───── Source material

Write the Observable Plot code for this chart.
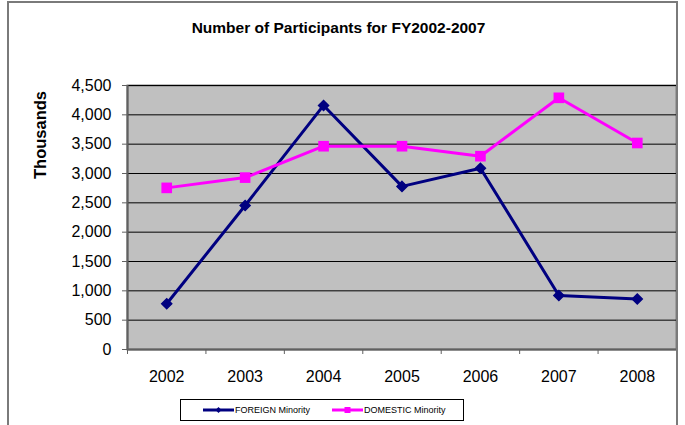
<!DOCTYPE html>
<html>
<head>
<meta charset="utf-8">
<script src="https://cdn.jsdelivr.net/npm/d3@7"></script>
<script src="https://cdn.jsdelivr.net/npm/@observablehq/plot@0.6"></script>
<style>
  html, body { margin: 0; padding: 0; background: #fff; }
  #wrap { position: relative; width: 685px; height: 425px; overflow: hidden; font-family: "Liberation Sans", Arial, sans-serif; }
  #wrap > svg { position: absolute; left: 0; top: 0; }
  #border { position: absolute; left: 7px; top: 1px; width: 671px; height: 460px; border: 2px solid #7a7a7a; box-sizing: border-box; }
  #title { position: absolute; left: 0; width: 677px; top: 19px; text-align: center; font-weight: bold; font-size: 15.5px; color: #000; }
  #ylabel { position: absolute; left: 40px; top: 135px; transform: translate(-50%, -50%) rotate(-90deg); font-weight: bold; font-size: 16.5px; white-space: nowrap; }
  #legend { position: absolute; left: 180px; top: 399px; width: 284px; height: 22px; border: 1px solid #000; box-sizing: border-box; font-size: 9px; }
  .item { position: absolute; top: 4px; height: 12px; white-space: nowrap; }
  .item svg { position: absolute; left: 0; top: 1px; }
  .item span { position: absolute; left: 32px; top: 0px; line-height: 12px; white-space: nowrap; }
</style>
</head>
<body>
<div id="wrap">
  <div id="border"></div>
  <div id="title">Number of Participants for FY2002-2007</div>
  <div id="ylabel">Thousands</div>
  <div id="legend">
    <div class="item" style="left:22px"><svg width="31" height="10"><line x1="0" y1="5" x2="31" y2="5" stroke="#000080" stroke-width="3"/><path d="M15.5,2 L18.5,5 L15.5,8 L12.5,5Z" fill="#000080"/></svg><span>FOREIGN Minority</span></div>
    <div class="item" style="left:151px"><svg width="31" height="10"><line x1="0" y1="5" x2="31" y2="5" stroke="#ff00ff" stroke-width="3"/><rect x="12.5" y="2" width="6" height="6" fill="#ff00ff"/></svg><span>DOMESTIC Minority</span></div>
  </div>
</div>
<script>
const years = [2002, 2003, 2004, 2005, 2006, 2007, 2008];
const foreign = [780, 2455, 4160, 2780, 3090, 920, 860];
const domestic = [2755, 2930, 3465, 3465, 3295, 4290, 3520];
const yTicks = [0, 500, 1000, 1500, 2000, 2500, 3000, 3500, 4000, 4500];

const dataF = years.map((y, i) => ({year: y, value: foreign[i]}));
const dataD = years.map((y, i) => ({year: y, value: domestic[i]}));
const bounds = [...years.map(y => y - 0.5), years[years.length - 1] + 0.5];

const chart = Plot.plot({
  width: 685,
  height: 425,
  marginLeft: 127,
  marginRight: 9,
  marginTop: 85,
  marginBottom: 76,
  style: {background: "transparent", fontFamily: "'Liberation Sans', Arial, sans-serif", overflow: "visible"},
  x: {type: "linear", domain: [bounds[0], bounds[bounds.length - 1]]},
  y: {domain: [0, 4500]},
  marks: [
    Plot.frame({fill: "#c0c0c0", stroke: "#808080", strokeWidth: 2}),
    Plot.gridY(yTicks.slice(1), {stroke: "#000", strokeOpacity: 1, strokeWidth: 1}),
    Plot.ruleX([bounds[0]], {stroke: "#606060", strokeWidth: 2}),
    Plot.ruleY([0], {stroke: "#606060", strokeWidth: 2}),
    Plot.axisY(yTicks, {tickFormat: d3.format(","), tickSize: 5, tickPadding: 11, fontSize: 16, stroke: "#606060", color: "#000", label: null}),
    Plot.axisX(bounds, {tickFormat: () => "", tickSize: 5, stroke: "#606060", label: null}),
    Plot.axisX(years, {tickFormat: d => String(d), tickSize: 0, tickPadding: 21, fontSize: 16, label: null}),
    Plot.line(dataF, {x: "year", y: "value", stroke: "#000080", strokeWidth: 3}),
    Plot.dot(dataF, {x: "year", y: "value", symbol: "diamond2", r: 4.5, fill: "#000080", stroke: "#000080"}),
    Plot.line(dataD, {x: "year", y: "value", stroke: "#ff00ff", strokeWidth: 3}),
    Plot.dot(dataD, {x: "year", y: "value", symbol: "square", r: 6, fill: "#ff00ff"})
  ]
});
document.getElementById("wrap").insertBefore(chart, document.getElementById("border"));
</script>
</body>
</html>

──────────
───── Source material

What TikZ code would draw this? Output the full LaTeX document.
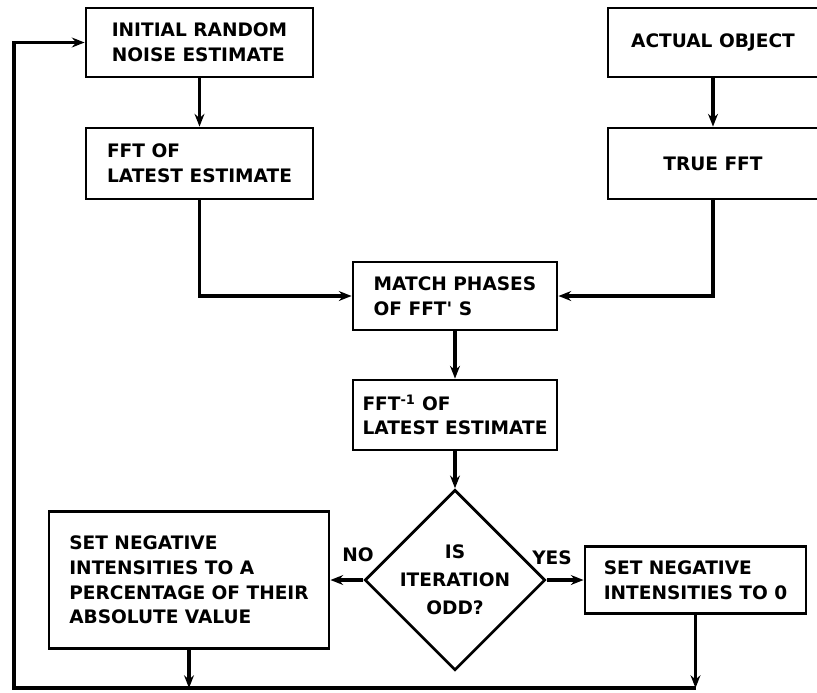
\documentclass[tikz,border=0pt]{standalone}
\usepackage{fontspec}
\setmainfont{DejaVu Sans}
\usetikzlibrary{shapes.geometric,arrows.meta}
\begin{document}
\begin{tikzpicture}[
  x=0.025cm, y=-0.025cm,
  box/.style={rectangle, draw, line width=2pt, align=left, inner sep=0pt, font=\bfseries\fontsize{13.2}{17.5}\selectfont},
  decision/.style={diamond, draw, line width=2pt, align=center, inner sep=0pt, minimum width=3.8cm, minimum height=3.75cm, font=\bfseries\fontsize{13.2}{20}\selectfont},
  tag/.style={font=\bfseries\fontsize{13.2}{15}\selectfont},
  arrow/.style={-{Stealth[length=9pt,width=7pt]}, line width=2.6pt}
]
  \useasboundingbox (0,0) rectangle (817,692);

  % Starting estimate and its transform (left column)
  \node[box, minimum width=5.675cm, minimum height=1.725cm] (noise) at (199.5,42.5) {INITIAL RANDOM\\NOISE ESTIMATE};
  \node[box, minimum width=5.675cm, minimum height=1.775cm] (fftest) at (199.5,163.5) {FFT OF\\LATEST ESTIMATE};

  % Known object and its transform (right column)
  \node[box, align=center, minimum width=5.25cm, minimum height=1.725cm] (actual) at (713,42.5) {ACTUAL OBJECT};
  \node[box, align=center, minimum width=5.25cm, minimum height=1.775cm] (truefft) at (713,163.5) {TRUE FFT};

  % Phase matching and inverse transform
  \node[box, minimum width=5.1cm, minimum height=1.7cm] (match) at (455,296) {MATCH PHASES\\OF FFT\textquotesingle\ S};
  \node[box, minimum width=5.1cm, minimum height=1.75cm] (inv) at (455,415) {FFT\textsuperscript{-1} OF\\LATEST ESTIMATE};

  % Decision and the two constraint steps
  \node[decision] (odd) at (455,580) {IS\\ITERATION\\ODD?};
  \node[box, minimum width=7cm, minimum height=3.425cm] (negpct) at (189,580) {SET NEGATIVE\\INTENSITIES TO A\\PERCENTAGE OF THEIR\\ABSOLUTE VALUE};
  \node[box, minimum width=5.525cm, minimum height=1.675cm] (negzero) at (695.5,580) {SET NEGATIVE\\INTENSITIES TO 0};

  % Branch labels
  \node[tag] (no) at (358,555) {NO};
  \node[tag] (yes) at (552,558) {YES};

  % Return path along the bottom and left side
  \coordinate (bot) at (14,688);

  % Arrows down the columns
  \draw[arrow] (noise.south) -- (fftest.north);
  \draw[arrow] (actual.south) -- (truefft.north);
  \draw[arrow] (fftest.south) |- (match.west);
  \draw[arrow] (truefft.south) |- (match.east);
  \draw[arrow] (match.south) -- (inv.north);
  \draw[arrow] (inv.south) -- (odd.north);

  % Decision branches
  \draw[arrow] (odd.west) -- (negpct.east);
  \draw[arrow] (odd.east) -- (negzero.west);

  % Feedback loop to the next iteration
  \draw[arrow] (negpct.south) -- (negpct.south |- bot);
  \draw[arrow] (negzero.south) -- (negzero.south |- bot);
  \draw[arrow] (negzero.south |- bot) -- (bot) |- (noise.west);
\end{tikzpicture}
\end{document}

──────────

Extract every line that has the string "this" in it.

# Task answer
Write the Observable Plot code for this chart.
What TikZ code would draw this? Output the full LaTeX document.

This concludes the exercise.